Jusque-là, la paralysie générale avait été étudiée exclusivement dans les asiles consacrés aux maladies mentales, et portait encore le nom de paralysie générale des aliénés. Delaye avait cité, il est vrai, un fait auquel il avait cru pouvoir donner le nom de paralysie générale incomplète sans délire. Esquirol, Bayle et Calmeil, ainsi que Parchappe, avaient aussi signalé des cas où la maladie avait débuté par les symptômes paralytiques ; Ferrus, dans ses cours à l’hospice de Bicêtre[1], avait insisté également sur l’existence de quelques cas de ce genre. Mais ces faits étaient considérés par tous les aliénistes comme très exceptionnels ; d’ailleurs, tout le monde reconnaissait que, dans ces circonstances mêmes, le trouble de l’intelligence ne tardait pas à suivre de près la lésion de la motilité, et que, dans l’immense majorité des cas, il la précédait. Deux opinions seulement existaient alors parmi les médecins spécialistes relativement à cette affection ; les uns, comme Bayle et Parchappe, admettaient qu’elle constituait une espèce particulière de maladie mentale, distincte, dès le début, des autres formes de la folie, à laquelle le premier donnait le nom de méningite chronique, et le second, celui de folie paralytique ; les autres, avec Esquirol et M. Calmeil, considéraient la paralysie générale comme une complication ou même comme une terminaison de toutes les formes de l’aliénation mentale.
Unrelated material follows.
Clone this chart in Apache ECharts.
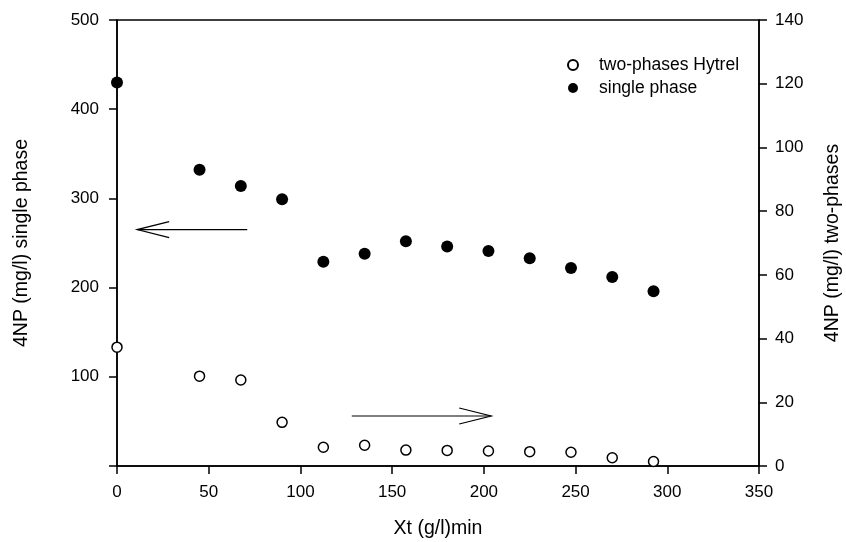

Tel était l’état de la science, lorsque, en 1846, Requin[2] rapporta un cas de paralysie générale observée pendant longtemps sans trouble de l’intelligence, et crut dès lors devoir imposer à cette maladie le nom de paralysie générale progressive, puisqu’elle pouvait se présenter avec ou sans délire, sans cesser néanmoins de constituer une seule et même affection. C’est de cette époque environ que datent les premiers travaux sur la paralysie générale sans délire, travaux qui ont profondément modifié les idées des médecins, au sujet de cette maladie.

En même temps, on commençait à observer dans les hôpitaux de

  1. Ferrus, Gazette des hôpitaux, 1838.
  2. Requin, Éléments de pathologie, t. II, p. 90.